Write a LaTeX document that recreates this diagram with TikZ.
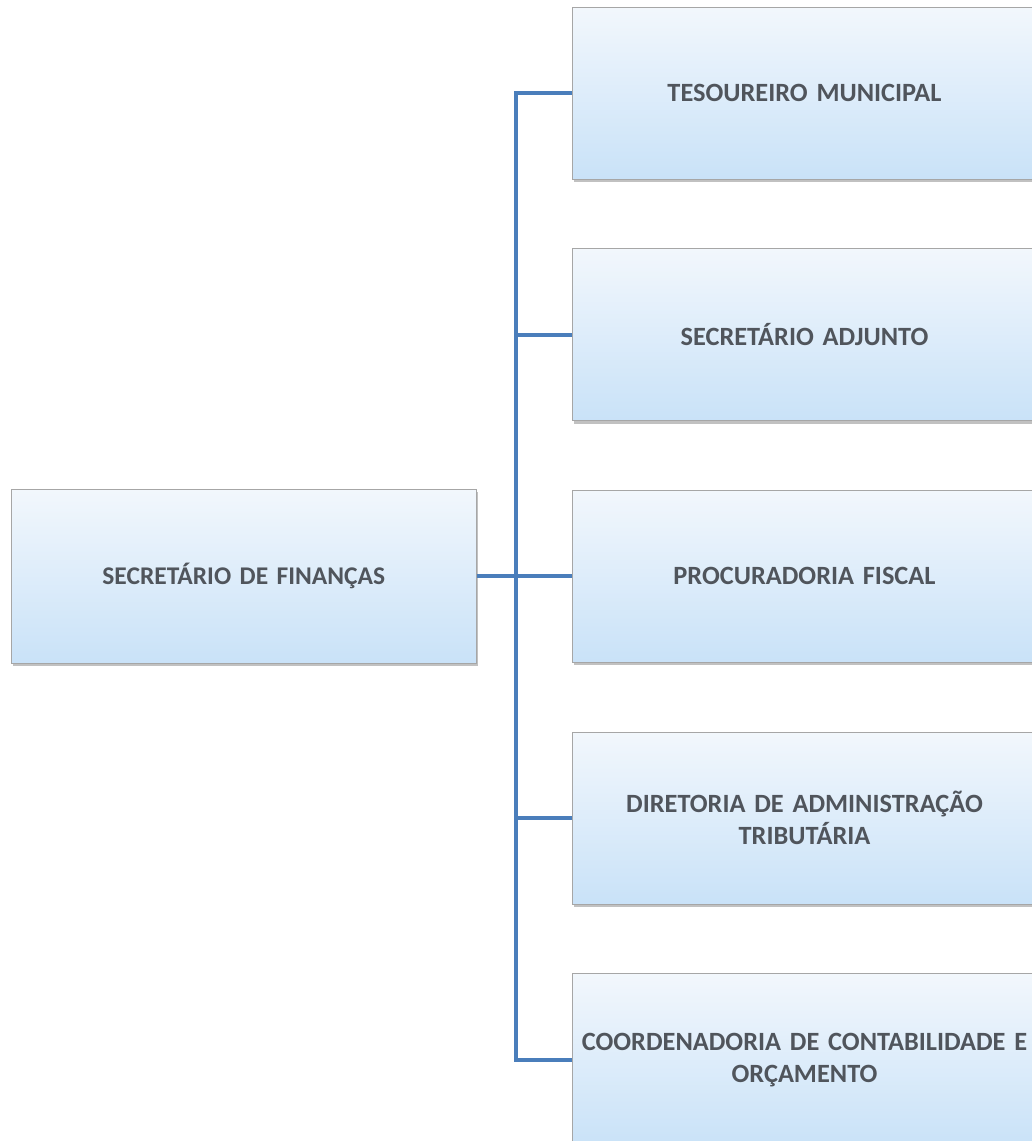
\documentclass[tikz,border=0pt]{standalone}
\usepackage{fontspec}
\setmainfont{Carlito}[WordSpace=0.75]
\usetikzlibrary{positioning, shadows}

\definecolor{linkblue}{HTML}{4A7EBB}
\definecolor{boxtop}{HTML}{F2F7FC}
\definecolor{boxbottom}{HTML}{C9E2F8}
\definecolor{boxtext}{HTML}{50555C}

\begin{document}
\begin{tikzpicture}[node distance=1.4cm]
    \tikzstyle{unit} = [rectangle,minimum width=9.3cm,minimum height=3.44cm,text width=9.0cm,inner xsep=0.1cm,align=center,
        draw=gray!70,thin,top color=boxtop,bottom color=boxbottom,
        drop shadow={shadow xshift=0.4mm,shadow yshift=-0.6mm,fill=gray!60,opacity=0.8},
        font=\fontsize{15}{18}\selectfont\bfseries,text=boxtext]
    \tikzstyle{link} = [draw=linkblue,line width=2.2pt]
    \useasboundingbox (0,0) rectangle (20.64,-22.82);

    \node (tes) [unit] at (16.09,-1.86) {TESOUREIRO MUNICIPAL};
    \node (adj) [unit, below=1.38cm of tes] {SECRETÁRIO ADJUNTO};
    \node (proc) [unit, below=1.38cm of adj] {PROCURADORIA FISCAL};
    \node (dir) [unit, below=1.38cm of proc] {DIRETORIA DE ADMINISTRAÇÃO\\TRIBUTÁRIA};
    \node (coord) [unit, below=1.38cm of dir] {COORDENADORIA DE CONTABILIDADE E\\ORÇAMENTO};

    \node (sec) [unit, minimum height=3.48cm, left=1.9cm of proc,
        font=\fontsize{14.5}{17}\selectfont\bfseries] {SECRETÁRIO DE FINANÇAS};

    \coordinate (top) at ([xshift=-1.12cm]tes.west);
    \draw [link] (sec.east) -- (proc.west);
    \draw [link] (tes.west) -| (coord.west -| top) -- (coord.west);
    \foreach \n in {adj, dir}
        \draw [link] (\n.west) -- (\n.west -| top);

\end{tikzpicture}
\end{document}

■ ■ ■ ■ ■ ■ ■

**Exercise**
Using the data above, print every line exactly, omitting pictures.

**Finished answer**
Write a LaTeX document that recreates this diagram with TikZ.
\documentclass[tikz,border=0pt]{standalone}
\usepackage{fontspec}
\setmainfont{Carlito}[WordSpace=0.75]
\usetikzlibrary{positioning, shadows}

\definecolor{linkblue}{HTML}{4A7EBB}
\definecolor{boxtop}{HTML}{F2F7FC}
\definecolor{boxbottom}{HTML}{C9E2F8}
\definecolor{boxtext}{HTML}{50555C}

\begin{document}
\begin{tikzpicture}[node distance=1.4cm]
    \tikzstyle{unit} = [rectangle,minimum width=9.3cm,minimum height=3.44cm,text width=9.0cm,inner xsep=0.1cm,align=center,
        draw=gray!70,thin,top color=boxtop,bottom color=boxbottom,
        drop shadow={shadow xshift=0.4mm,shadow yshift=-0.6mm,fill=gray!60,opacity=0.8},
        font=\fontsize{15}{18}\selectfont\bfseries,text=boxtext]
    \tikzstyle{link} = [draw=linkblue,line width=2.2pt]
    \useasboundingbox (0,0) rectangle (20.64,-22.82);

    \node (tes) [unit] at (16.09,-1.86) {TESOUREIRO MUNICIPAL};
    \node (adj) [unit, below=1.38cm of tes] {SECRETÁRIO ADJUNTO};
    \node (proc) [unit, below=1.38cm of adj] {PROCURADORIA FISCAL};
    \node (dir) [unit, below=1.38cm of proc] {DIRETORIA DE ADMINISTRAÇÃO\\TRIBUTÁRIA};
    \node (coord) [unit, below=1.38cm of dir] {COORDENADORIA DE CONTABILIDADE E\\ORÇAMENTO};

    \node (sec) [unit, minimum height=3.48cm, left=1.9cm of proc,
        font=\fontsize{14.5}{17}\selectfont\bfseries] {SECRETÁRIO DE FINANÇAS};

    \coordinate (top) at ([xshift=-1.12cm]tes.west);
    \draw [link] (sec.east) -- (proc.west);
    \draw [link] (tes.west) -| (coord.west -| top) -- (coord.west);
    \foreach \n in {adj, dir}
        \draw [link] (\n.west) -- (\n.west -| top);

\end{tikzpicture}
\end{document}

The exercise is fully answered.